Other art books are Malcolm Morley (a monograph); Caravaggio on the Beach: Essays on Art in the 1990s; Jonathan Lasker: Expressions Become Things (a study of the sketches); and, most recently, the study The Flower Paintings of Ross Bleckner (Modena: Galleria Mazzoli Editions, 2011), which functions as the companion volume to The Paintings of Ross Bleckner, and a catalogue on the recent work of Mimmo Paladino (2012). A book of his early poetry, Alogon (1969-1981), was published by Tokyo Publishing House in Tokyo in May 2007. Several of these poems appeared in such magazines as Il Verri, Tam Tam, and others, before he stopped writing poetry in 1982 and later resumed writing it in 1993. Others books of poetry include Le Violon d’Ingres; Hotel of the Heart; Il facchino di Venezia (The Porter of Venice); Green Nights / Golgotha / Love’s Quarrel; Stone Dragon Bridge; An Earring Depending from the Moon; and Circus in the Fog. Most recent are Eastern Shadows (Craiova: Scrisul Romanesc, 2010); Keats Dying in Your Arms (Brussels: Editions Passage St.-Hubert, 2010); With Grass Ropes We Dragged the World to Her in Wooden Boats: Poems of Jordan, Syria and Egypt 2008 (with accompanying works on paper by Alessandro Twombly) (Turin: Paolo Torti degli Alberti, 2011); Small China Moon (Udine: Campanotto Editore, in 2010); and Where Angels Arch Their Backs and Dogs Pass Through (Craiova: Scrisul Romanesc, 2012).
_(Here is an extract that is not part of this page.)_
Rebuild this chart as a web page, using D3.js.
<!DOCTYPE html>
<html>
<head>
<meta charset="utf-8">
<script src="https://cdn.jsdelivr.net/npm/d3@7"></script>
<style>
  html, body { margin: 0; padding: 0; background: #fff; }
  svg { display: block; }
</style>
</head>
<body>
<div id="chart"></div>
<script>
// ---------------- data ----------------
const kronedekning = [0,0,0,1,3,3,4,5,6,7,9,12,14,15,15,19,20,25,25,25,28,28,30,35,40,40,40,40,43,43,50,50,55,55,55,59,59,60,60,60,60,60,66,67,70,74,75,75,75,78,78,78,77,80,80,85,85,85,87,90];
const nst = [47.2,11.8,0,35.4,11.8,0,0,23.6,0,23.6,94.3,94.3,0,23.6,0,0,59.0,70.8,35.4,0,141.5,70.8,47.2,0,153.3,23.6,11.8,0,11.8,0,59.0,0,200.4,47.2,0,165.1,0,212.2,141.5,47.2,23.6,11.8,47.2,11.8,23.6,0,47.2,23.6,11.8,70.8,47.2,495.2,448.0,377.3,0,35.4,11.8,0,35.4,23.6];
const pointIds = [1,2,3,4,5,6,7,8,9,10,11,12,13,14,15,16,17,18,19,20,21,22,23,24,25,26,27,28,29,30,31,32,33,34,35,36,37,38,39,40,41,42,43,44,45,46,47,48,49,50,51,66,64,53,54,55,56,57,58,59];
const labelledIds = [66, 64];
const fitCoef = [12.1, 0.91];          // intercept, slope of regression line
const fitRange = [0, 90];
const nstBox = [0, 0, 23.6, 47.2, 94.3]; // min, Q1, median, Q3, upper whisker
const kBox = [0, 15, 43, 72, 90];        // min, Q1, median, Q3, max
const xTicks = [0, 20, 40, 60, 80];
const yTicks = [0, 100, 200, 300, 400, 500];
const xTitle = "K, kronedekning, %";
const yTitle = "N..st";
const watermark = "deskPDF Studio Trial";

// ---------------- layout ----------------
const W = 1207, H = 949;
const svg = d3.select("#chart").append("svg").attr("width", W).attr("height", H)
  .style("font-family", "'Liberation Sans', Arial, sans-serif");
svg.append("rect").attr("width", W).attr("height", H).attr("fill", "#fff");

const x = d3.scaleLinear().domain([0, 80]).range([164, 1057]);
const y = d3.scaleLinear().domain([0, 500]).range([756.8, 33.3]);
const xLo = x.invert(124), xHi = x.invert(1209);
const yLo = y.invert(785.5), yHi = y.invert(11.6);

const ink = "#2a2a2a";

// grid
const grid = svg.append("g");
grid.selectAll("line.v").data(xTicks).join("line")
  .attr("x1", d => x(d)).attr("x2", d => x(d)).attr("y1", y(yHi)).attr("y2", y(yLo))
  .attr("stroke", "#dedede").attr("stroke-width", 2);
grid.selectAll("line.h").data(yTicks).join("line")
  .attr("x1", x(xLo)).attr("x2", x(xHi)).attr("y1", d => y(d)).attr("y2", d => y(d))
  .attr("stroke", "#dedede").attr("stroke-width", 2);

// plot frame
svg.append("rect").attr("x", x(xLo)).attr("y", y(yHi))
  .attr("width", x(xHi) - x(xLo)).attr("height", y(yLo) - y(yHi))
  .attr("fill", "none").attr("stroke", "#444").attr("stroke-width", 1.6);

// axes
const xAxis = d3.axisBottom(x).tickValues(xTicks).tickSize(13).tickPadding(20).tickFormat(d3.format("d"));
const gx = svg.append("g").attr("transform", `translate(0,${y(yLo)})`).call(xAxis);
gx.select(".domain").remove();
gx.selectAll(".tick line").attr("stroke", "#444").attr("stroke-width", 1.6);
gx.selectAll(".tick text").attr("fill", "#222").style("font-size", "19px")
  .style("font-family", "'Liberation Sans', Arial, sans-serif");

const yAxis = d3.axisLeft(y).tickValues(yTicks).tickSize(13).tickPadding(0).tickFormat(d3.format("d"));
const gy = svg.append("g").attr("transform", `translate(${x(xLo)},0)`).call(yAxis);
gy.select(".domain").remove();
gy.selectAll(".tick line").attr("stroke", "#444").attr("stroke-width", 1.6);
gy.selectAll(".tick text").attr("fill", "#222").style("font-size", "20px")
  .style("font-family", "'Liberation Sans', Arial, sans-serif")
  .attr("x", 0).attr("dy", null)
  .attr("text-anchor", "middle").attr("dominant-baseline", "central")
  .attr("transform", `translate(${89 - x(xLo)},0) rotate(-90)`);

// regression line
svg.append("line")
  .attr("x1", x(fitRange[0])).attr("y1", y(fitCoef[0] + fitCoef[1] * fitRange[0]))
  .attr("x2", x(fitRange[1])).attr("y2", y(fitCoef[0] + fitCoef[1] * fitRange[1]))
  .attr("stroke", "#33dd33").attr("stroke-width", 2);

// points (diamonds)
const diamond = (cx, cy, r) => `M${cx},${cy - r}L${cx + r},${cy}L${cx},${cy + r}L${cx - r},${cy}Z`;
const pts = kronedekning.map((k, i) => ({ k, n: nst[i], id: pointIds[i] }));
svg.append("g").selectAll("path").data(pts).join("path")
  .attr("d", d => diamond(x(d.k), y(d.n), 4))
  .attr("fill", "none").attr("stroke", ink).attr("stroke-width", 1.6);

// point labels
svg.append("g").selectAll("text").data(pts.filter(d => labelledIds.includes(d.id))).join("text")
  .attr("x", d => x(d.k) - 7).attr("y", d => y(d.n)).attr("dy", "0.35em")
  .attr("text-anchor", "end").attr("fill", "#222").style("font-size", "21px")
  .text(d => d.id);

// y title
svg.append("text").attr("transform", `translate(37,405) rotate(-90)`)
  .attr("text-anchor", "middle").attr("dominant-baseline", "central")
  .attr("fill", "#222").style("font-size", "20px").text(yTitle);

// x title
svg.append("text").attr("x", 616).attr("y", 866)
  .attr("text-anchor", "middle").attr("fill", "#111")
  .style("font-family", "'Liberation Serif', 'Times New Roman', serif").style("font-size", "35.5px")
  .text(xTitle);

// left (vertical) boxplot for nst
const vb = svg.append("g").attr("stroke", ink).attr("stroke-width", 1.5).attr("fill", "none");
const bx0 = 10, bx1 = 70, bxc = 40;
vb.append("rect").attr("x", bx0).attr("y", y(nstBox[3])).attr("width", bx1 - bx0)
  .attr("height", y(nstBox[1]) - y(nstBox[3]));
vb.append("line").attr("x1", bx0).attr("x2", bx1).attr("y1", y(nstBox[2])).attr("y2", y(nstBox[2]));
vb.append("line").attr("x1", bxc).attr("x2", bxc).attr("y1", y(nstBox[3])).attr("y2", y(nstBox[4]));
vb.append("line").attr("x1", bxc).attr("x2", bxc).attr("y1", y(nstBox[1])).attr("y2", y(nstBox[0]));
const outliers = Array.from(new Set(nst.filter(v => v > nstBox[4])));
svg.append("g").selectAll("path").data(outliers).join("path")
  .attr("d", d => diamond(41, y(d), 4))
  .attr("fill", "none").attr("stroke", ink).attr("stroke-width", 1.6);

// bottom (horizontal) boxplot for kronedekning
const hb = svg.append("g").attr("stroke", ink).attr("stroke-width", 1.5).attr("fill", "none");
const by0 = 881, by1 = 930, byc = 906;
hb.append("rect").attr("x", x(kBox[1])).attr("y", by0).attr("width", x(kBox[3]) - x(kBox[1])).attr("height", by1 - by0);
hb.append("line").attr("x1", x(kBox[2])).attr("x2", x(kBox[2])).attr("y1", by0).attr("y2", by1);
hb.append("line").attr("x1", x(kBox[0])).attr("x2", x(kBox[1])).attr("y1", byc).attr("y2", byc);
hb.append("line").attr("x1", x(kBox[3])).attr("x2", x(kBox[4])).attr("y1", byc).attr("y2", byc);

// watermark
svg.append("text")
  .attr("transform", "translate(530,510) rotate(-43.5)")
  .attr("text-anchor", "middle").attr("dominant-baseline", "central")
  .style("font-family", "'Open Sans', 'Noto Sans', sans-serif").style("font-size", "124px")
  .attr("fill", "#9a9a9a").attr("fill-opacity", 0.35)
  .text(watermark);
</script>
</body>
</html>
Forthcoming are two volumes of poetry, In the Dark and Frost Heaves; two books of art criticism, According to What and Theory Sauvage; the study, Sandro Chia: Paintings, Sculptures, Drawings, Mosaics; and the monograph, Peter Nagy: Entertainment Erases History — Works 1982 to 2004 to the Present. He is also preparing monographs on Peter Halley, Donald Baechler, Robert Longo and Philip Taaffe. He lives and works in New York City.